Keira Knightly, never one to shy away from a corset, literary icon or fabulous historic woman, has found herself encapsulating all three in her latest project ‘Colette’ by ‘Still Alice’ director Wash Westmoreland, portraying the titular Nobel Prize nominee from the age of 19 to 33 - no easy task.
Sidonie-Gabrielle Colette (Knightly, ‘The Imitation Game’) is a sheltered country girl thrust into a passionate marriage with noted author and Parisian libertine Henry Gauthier-Villars (Dominic West, ‘Pride’) or “Willy” as his nom de plume. When money gets scarce thanks to Willy’s ways, he makes Gabrielle (as she’s known at the time) yet another one of his ghost writers and tasks her with the assignment to write about her school days. When the book titled ‘Claudine à l’école’ or ‘Claudine at School’ becomes a smash hit and takes Paris by storm, Willy continues to whittle away at their fortunes while forcing Gabrielle to write more, even resorting to locking her in her office until he’s satisfied with her output. Marriage-wise, Colette (as she now goes by) begins to explore lesbian dalliances at the encouragement of her husband as he too engages in extramarital affairs. When writing becomes a living hell, Claudine becomes so popular that she dominates their lives. Colette’s relationships also become more passionate and freeing, and she starts to desire her own identity - and most importantly, credit where credit is due, her name on the Claudine series - much to the chagrin of Willy, fearing the exposure of their charade will be their undoing.
For anyone who knows even a little of its heroine, this sliver of time covered in ‘Colette’ may seem about as entertaining as reading the white pages by comparison, but as today’s audiences has proven and as millions of dollars in market research have shown, we the people love an origin story. Now Colette may not wear a cape, but eventually she does wear the pants - an act quite scandalous of the time. ’Colette’ serves as a window to the truth behind a myth and the legend. And what a legend she turned out to be: feminists may not like this angle, but while on the surface ‘Colette’ tells the tale of the woman behind the “great man”, underneath it all this is in fact a glimpse at the man that helped make the great woman. Consider Willy and Colette as a turn-of-the-century Sid and Nancy, with sex instead of drugs and their sharp wit, words and half truths in place of fists.

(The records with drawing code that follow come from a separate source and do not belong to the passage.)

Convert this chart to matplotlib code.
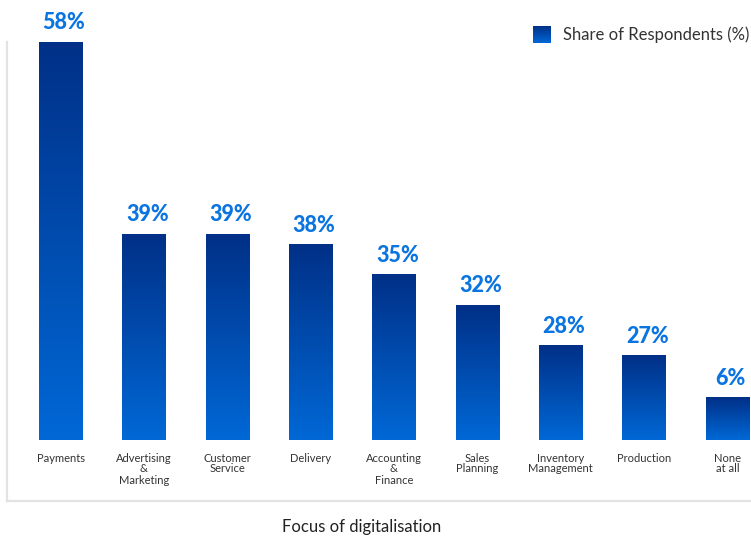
import numpy as np
import matplotlib.pyplot as plt
from matplotlib.colors import LinearSegmentedColormap
from matplotlib.lines import Line2D

plt.rcParams['font.family'] = ['Lato', 'DejaVu Sans']

categories = ["Payments", "Advertising\n&\nMarketing", "Customer\nService", "Delivery",
              "Accounting\n&\nFinance", "Sales\nPlanning", "Inventory\nManagement",
              "Production", "None\nat all"]
shares = [58, 39, 39, 38, 35, 32, 28, 27, 6]

W, H = 751, 538
fig = plt.figure(figsize=(W / 100, H / 100), dpi=100)

# plot area in pixel coordinates
px_left, px_right, px_top, px_base = 7, 751, 42, 440
ax = fig.add_axes([px_left / W, 1 - px_base / H, (px_right - px_left) / W, (px_base - px_top) / H])

ymin, ymax = 18.7, 58
min_len = 4.15  # shortest bar drawn, in data units
bar_w = 0.516

grad = LinearSegmentedColormap.from_list("pp", ["#0068d6", "#003087"])
g = np.linspace(0, 1, 256).reshape(-1, 1)

for i, v in enumerate(shares):
    top = max(v, ymin + min_len)
    ax.imshow(g, cmap=grad, origin='lower', aspect='auto', interpolation='bilinear',
              extent=(i - bar_w / 2, i + bar_w / 2, ymin, top), zorder=2)
    ax.annotate(f"{v}%", (i, top), xytext=(2.5, 6.5), textcoords='offset points',
                ha='center', va='bottom', fontsize=15.5, fontweight='black', color='#0a74e0')

ax.set_xlim(-0.642, 8.284)
ax.set_ylim(ymin, ymax)
ax.set_xticks(range(len(categories)))
ax.set_xticklabels(categories, fontsize=8, color='#333333', linespacing=1.0, va='top')
ax.tick_params(axis='x', length=0, pad=9)
ax.set_yticks([])
for s in ax.spines.values():
    s.set_visible(False)

# frame lines on the left and along the bottom
fig.add_artist(Line2D([px_left / W, px_left / W], [1 - 42 / H, 1 - 501 / H],
                      color='#e3e3e3', lw=1.6, transform=fig.transFigure))
fig.add_artist(Line2D([px_left / W, 1.0], [1 - 501 / H, 1 - 501 / H],
                      color='#e3e3e3', lw=1.6, transform=fig.transFigure))

# legend
lax = fig.add_axes([533 / W, 1 - 43 / H, 18 / W, 17 / H])
lax.imshow(g, cmap=grad, origin='lower', aspect='auto', interpolation='bilinear')
lax.axis('off')
fig.text(563 / W, 1 - 35 / H, "Share of Respondents (%)", fontsize=12,
         color='#333333', va='center', ha='left')

fig.text(361.5 / W, 1 - 527 / H, "Focus of digitalisation", fontsize=12,
         color='#222222', ha='center', va='center')

fig.savefig("out.png", dpi=100)
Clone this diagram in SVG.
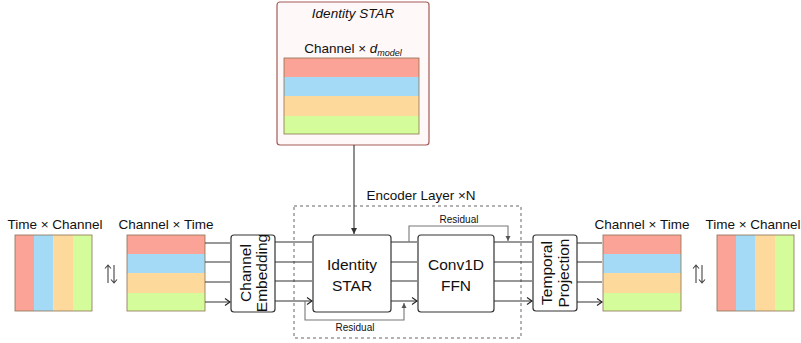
<svg xmlns="http://www.w3.org/2000/svg" width="801" height="343" viewBox="0 0 801 343">
<defs>
<marker id="arr" markerWidth="8" markerHeight="8" refX="6" refY="4" orient="auto" markerUnits="userSpaceOnUse">
<polyline points="1,0.5 6,4 1,7.5" fill="none" stroke="#222" stroke-width="1.1"/>
</marker>
<marker id="sm" markerWidth="6" markerHeight="6" refX="5" refY="3" orient="auto" markerUnits="userSpaceOnUse">
<path d="M0,0.5 L5,3 L0,5.5 Z" fill="#555"/>
</marker>
<marker id="big" markerWidth="8" markerHeight="8" refX="6" refY="4" orient="auto" markerUnits="userSpaceOnUse">
<path d="M0,1 L6,4 L0,7 Z" fill="#333"/>
</marker>
</defs>
<style>
text{font-family:"Liberation Sans",Arial,sans-serif;fill:#111}
.lbl{font-size:13.5px;text-anchor:middle}
.big{font-size:15.5px;text-anchor:middle}
.box{fill:#fff;stroke:#333;stroke-width:1.2}
.mat{stroke:#8a7050;stroke-width:0.8;fill:none}
.r{fill:#FCA397}.b{fill:#A4DAF5}.o{fill:#FDD99B}.g{fill:#D5FC9A}
.c{stroke:#333;stroke-width:1.1;fill:none;marker-end:url(#arr)}
.res{stroke:#777;stroke-width:1.1;fill:none;marker-end:url(#sm)}
.rl{font-size:10px;text-anchor:middle}
.sw{stroke:#444;stroke-width:1.1;fill:none}
</style>

<g id="identity-star-detail">
<rect x="277" y="2" width="152" height="143" rx="3" fill="#FFF8F8" stroke="#A35B57" stroke-width="1.2"/>
<text x="353" y="18" class="lbl" font-style="italic" font-size="14">Identity STAR</text>
<text x="353" y="53" class="lbl" font-size="14">Channel × <tspan font-style="italic">d</tspan><tspan font-style="italic" font-size="9" dy="3">model</tspan></text>
<rect x="284" y="58" width="135" height="19" class="r"/>
<rect x="284" y="77" width="135" height="19" class="b"/>
<rect x="284" y="96" width="135" height="20" class="o"/>
<rect x="284" y="116" width="135" height="18" class="g"/>
<rect x="284" y="58" width="135" height="76" class="mat"/>
</g>

<g id="input-time-channel">
<text x="55" y="229" class="lbl">Time × Channel</text>
<rect x="15" y="235" width="19" height="76" class="r"/>
<rect x="34" y="235" width="19.5" height="76" class="b"/>
<rect x="53.5" y="235" width="19.5" height="76" class="o"/>
<rect x="73" y="235" width="19" height="76" class="g"/>
<rect x="15" y="235" width="77" height="76" class="mat"/>
</g>
<g id="swap-left">
<path class="sw" d="M108,283V265M105,268.5L108,265L111,268.5M114,265V283M111,279.5L114,283L117,279.5"/>
</g>
<g id="input-channel-time">
<text x="166" y="229" class="lbl">Channel × Time</text>
<rect x="127" y="235" width="78" height="19" class="r"/>
<rect x="127" y="254" width="78" height="19" class="b"/>
<rect x="127" y="273" width="78" height="20" class="o"/>
<rect x="127" y="293" width="78" height="18" class="g"/>
<rect x="127" y="235" width="78" height="76" class="mat"/>
</g>

<g id="channel-embedding">
<rect x="231" y="235" width="44" height="77" rx="3" class="box"/>
<text transform="translate(253,273) rotate(-90)" class="big"><tspan x="0" y="-2">Channel</tspan><tspan x="0" y="14">Embedding</tspan></text>
</g>

<g id="encoder-layer">
<rect x="294" y="206" width="227" height="132" fill="none" stroke="#555" stroke-width="0.9" stroke-dasharray="3,3"/>
<text x="421" y="200" class="lbl" font-size="14.5">Encoder Layer ×N</text>
</g>

<g id="identity-star">
<rect x="313" y="235" width="78" height="77" rx="3" class="box"/>
<text x="352" y="270" class="big">Identity</text>
<text x="352" y="291" class="big">STAR</text>
</g>

<g id="conv1d-ffn">
<rect x="418" y="235" width="76" height="77" rx="3" class="box"/>
<text x="456" y="270" class="big">Conv1D</text>
<text x="456" y="291" class="big">FFN</text>
</g>

<g id="temporal-projection">
<rect x="533" y="235" width="44" height="76" rx="3" class="box"/>
<text transform="translate(555,273) rotate(-90)" class="big"><tspan x="0" y="-3">Temporal</tspan><tspan x="0" y="14">Projection</tspan></text>
</g>

<g id="output-channel-time">
<text x="642" y="229" class="lbl">Channel × Time</text>
<rect x="603" y="235" width="78" height="19" class="r"/>
<rect x="603" y="254" width="78" height="19" class="b"/>
<rect x="603" y="273" width="78" height="20" class="o"/>
<rect x="603" y="293" width="78" height="18" class="g"/>
<rect x="603" y="235" width="78" height="76" class="mat"/>
</g>
<g id="swap-right">
<path class="sw" d="M696,283V265M693,268.5L696,265L699,268.5M702,265V283M699,279.5L702,283L705,279.5"/>
</g>
<g id="output-time-channel">
<text x="753" y="229" class="lbl">Time × Channel</text>
<rect x="717" y="235" width="19" height="76" class="r"/>
<rect x="736" y="235" width="19" height="76" class="b"/>
<rect x="755" y="235" width="20" height="76" class="o"/>
<rect x="775" y="235" width="19" height="76" class="g"/>
<rect x="717" y="235" width="77" height="76" class="mat"/>
</g>

<g id="connectors">
<line x1="354" y1="145" x2="354" y2="234" stroke="#333" stroke-width="1.1" marker-end="url(#big)"/>
<path class="c" d="M205,243H230M205,262H230M205,282H230M205,302H230"/>
<path class="c" d="M275,242H312M275,262H312M275,281H312M275,301H312"/>
<path class="c" d="M391,242H417M391,262H417M391,281H417M391,301H417"/>
<path class="c" d="M494,242H532M494,262H532M494,281H532M494,301H532"/>
<path class="c" d="M577,243H602M577,262H602M577,282H602M577,302H602"/>
<path class="res" d="M409,242V226H508V241"/>
<text x="459" y="223" class="rl">Residual</text>
<path class="res" d="M305,301V320H404V303"/>
<text x="355" y="331" class="rl">Residual</text>
</g>
</svg>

Underneath it all, this is a glimpse at the man that helped make the great woman.
While a wonderful and gloriously rich film which also serves as hauntingly modern in subject, feminist and queer themes and ideas, I couldn’t help but feel that it and Knightly’s fabulous performance suffer under the existence of 2008’s ‘The Duchess’ in which Keira portrays a not-too-dissimilar character. Already a critically superior film (and commercially only time will tell), is 10 years long distance to distinguish these two powerhouse ladies and portrayals? Meanwhile, filmmaker Wash Westmoreland has once again told this story rather tamely (a bit disappointing considering his early foray in the adult film industry), perhaps not to overshadow his heroine but when leaving so much of this woman’s extraordinary life in the tank - a life that’s enough to fill a hundred biopics - I feel like he’s done the real Colette a disservice. This is a woman who fought and struggled to step out of the shadows, and once in the light she wasn’t going back - and yet Westmoreland has shoved this wild peg into a round hole and trapped her there. Do yourself a favour and don’t research our dear Colette after you see this film. The more you know, the more her glorious sheen is taken away - but like me, if you do, you’ll wonder why this period of her life is the story they chose to focus on.